▶ [What the task requires] From the entries below, pull out each line where "that" appears.

Collection entries:
^^^^^^^^^^^^^^^^

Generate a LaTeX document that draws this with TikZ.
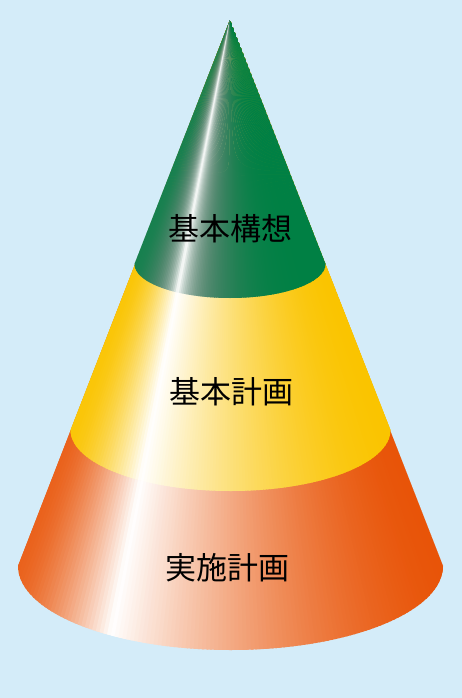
\documentclass[tikz,border=0pt]{standalone}
\usepackage{fontspec}
\newfontfamily\jp{Noto Sans CJK JP}
\definecolor{bg}{RGB}{212,236,249}
\definecolor{cor}{RGB}{232,84,8}
\definecolor{cye}{RGB}{250,196,0}
\definecolor{cgr}{RGB}{0,128,68}
\newcommand\conepaint[5]{%
  \foreach \i in {-2,...,121}{%
    \pgfmathsetmacro\t{max(0.002,min(0.998,(\i+0.5)/120))}%
    \pgfmathsetmacro\w{\t<0.25 ? #2+(100-#2)*(\t/0.25)^#3 : 100*(1-(\t-0.25)/0.75)^#4}%
    \pgfmathsetmacro\wc{100-\w}%
    \pgfmathsetmacro\kc{100-#5*(\w/50)*((100-\w)/50)}%
    \pgfmathsetmacro\xa{230+(18+3.541667*\i-230)*1.25}%
    \pgfmathsetmacro\xb{230+(18+3.541667*(\i+1.5)-230)*1.25}%
    \fill[fill={#1!\wc!white!\kc!black}] (230,-20) -- (\xa,-702.5) -- (\xb,-702.5) -- cycle;
  }%
}
\begin{document}
\begin{tikzpicture}[x=1pt,y=1pt,lbl/.style={font=\jp\fontsize{31}{36}\selectfont,text=black}]
\fill[bg] (0,0) rectangle (462,-698);
\useasboundingbox (0,0) rectangle (462,-698);
% orange band
\begin{scope}
\clip (230,-20) -- (18,-566) arc[start angle=180,end angle=360,x radius=212.5,y radius=84] -- cycle;
\conepaint{cor}{8}{1.6}{1.7}{0}
\end{scope}
% yellow band
\begin{scope}
\clip (230,-20) -- (70.5,-430) arc[start angle=180,end angle=360,x radius=160,y radius=61] -- cycle;
\conepaint{cye}{3}{1.8}{1.8}{0}
\end{scope}
% green band
\begin{scope}
\clip (230,-20) -- (134.5,-264) arc[start angle=180,end angle=360,x radius=95.5,y radius=34] -- cycle;
\conepaint{cgr}{10}{2}{4}{25}
\end{scope}
\node[lbl] (t1) at (230,-229) {基本構想};
\node[lbl] (t2) at (231,-392) {基本計画};
\node[lbl] (t3) at (227,-568) {実施計画};
\end{tikzpicture}
\end{document}
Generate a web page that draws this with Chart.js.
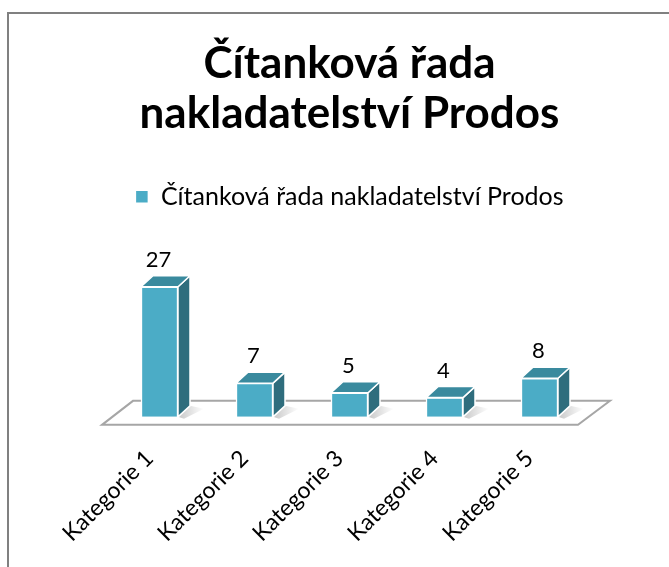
<!DOCTYPE html>
<html>
<head>
<meta charset="utf-8">
<script src="https://cdn.jsdelivr.net/npm/chart.js@4/dist/chart.umd.min.js"></script>
<style>
  html, body { margin: 0; padding: 0; background: #fff; }
</style>
</head>
<body>
<canvas id="chart" width="669" height="567"></canvas>
<script>
var categories = ['Kategorie 1', 'Kategorie 2', 'Kategorie 3', 'Kategorie 4', 'Kategorie 5'];
var values = [27, 7, 5, 4, 8];
var seriesName = 'Čítanková řada nakladatelství Prodos';
var titleLines = ['Čítanková řada', 'nakladatelství Prodos'];

var frontColor = '#4bacc6';
var topColor = '#3a8a9e';
var sideColor = '#2f6d7d';
var depth = { dx: 12, dy: -11 };

// outer frame like the Excel chart border
var frame = {
  id: 'frame',
  beforeDraw: function(chart) {
    var ctx = chart.ctx;
    ctx.save();
    ctx.strokeStyle = '#808080';
    ctx.lineWidth = 2;
    ctx.beginPath();
    ctx.moveTo(8, 567);
    ctx.lineTo(8, 13);
    ctx.lineTo(669, 13);
    ctx.stroke();
    ctx.restore();
  }
};

// fake 3d: floor plate, side and top faces, value labels
var bars3d = {
  id: 'bars3d',
  beforeDatasetsDraw: function(chart) {
    var a = chart.chartArea;
    var ctx = chart.ctx;
    var b = a.bottom;
    ctx.save();
    ctx.beginPath();
    ctx.moveTo(a.left - 10, b + 8);
    ctx.lineTo(a.right - 9, b + 8);
    ctx.lineTo(a.right + 23, b - 16);
    ctx.lineTo(a.left + 21, b - 16);
    ctx.closePath();
    ctx.fillStyle = '#ffffff';
    ctx.fill();
    ctx.strokeStyle = '#a6a6a6';
    ctx.lineWidth = 2;
    ctx.stroke();

    // soft shadow on the floor
    chart.getDatasetMeta(0).data.forEach(function(bar) {
      var p = bar.getProps(['x', 'base', 'width'], true);
      var r = p.x + p.width / 2;
      var g = ctx.createLinearGradient(r, 0, r + depth.dx + 14, 0);
      g.addColorStop(0, 'rgba(0,0,0,0.22)');
      g.addColorStop(1, 'rgba(0,0,0,0)');
      ctx.beginPath();
      ctx.moveTo(r, p.base);
      ctx.lineTo(r + depth.dx, p.base + depth.dy);
      ctx.lineTo(r + depth.dx + 14, p.base + depth.dy + 3);
      ctx.lineTo(r + 6, p.base + 2);
      ctx.closePath();
      ctx.fillStyle = g;
      ctx.fill();
    });
    ctx.restore();
  },
  afterDatasetsDraw: function(chart) {
    var ctx = chart.ctx;
    var meta = chart.getDatasetMeta(0);
    ctx.save();
    meta.data.forEach(function(bar, i) {
      var p = bar.getProps(['x', 'y', 'base', 'width'], true);
      var l = p.x - p.width / 2, r = p.x + p.width / 2;
      ctx.lineWidth = 1.5;
      ctx.strokeStyle = '#ffffff';
      ctx.lineJoin = 'round';

      ctx.beginPath();
      ctx.moveTo(r, p.y);
      ctx.lineTo(r + depth.dx, p.y + depth.dy);
      ctx.lineTo(r + depth.dx, p.base + depth.dy);
      ctx.lineTo(r, p.base);
      ctx.closePath();
      ctx.fillStyle = sideColor;
      ctx.fill();
      ctx.stroke();

      ctx.beginPath();
      ctx.moveTo(l, p.y);
      ctx.lineTo(l + depth.dx, p.y + depth.dy);
      ctx.lineTo(r + depth.dx, p.y + depth.dy);
      ctx.lineTo(r, p.y);
      ctx.closePath();
      ctx.fillStyle = topColor;
      ctx.fill();
      ctx.stroke();

      ctx.fillStyle = '#000';
      ctx.font = '22px Lato';
      ctx.textAlign = 'center';
      ctx.textBaseline = 'middle';
      ctx.fillText(values[i], p.x - 1, p.y - 27);
    });
    ctx.restore();
  }
};

var ctx = document.getElementById('chart').getContext('2d');
var myChart = new Chart(ctx, {
  type: 'bar',
  data: {
    labels: categories,
    datasets: [{
      label: seriesName,
      data: values,
      backgroundColor: frontColor,
      borderColor: '#ffffff',
      borderWidth: 1.5,
      barThickness: 37
    }]
  },
  options: {
    responsive: false,
    animation: false,
    layout: {
      padding: { left: 112, right: 82, top: 20, bottom: 0 }
    },
    plugins: {
      title: {
        display: true,
        text: titleLines,
        color: '#000',
        font: { family: 'Lato', size: 44, weight: 'bold', lineHeight: 1.14 },
        padding: { top: 19, bottom: 35 }
      },
      legend: {
        display: true,
        labels: {
          color: '#000',
          font: { family: 'Lato', size: 25 },
          boxWidth: 13,
          boxHeight: 13
        }
      },
      tooltip: { enabled: false }
    },
    scales: {
      x: {
        grid: { display: false },
        border: { display: false },
        ticks: {
          color: '#000',
          font: { family: 'Lato', size: 23 },
          maxRotation: 45,
          minRotation: 45,
          padding: 20,
          labelOffset: -10
        }
      },
      y: {
        display: false,
        min: 0,
        max: 41
      }
    }
  },
  plugins: [frame, bars3d]
});
</script>
</body>
</html>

^^^^^^^^^^^^^^^^

▶ [Exercise response]
Generate a LaTeX document that draws this with TikZ.
Generate a web page that draws this with Chart.js.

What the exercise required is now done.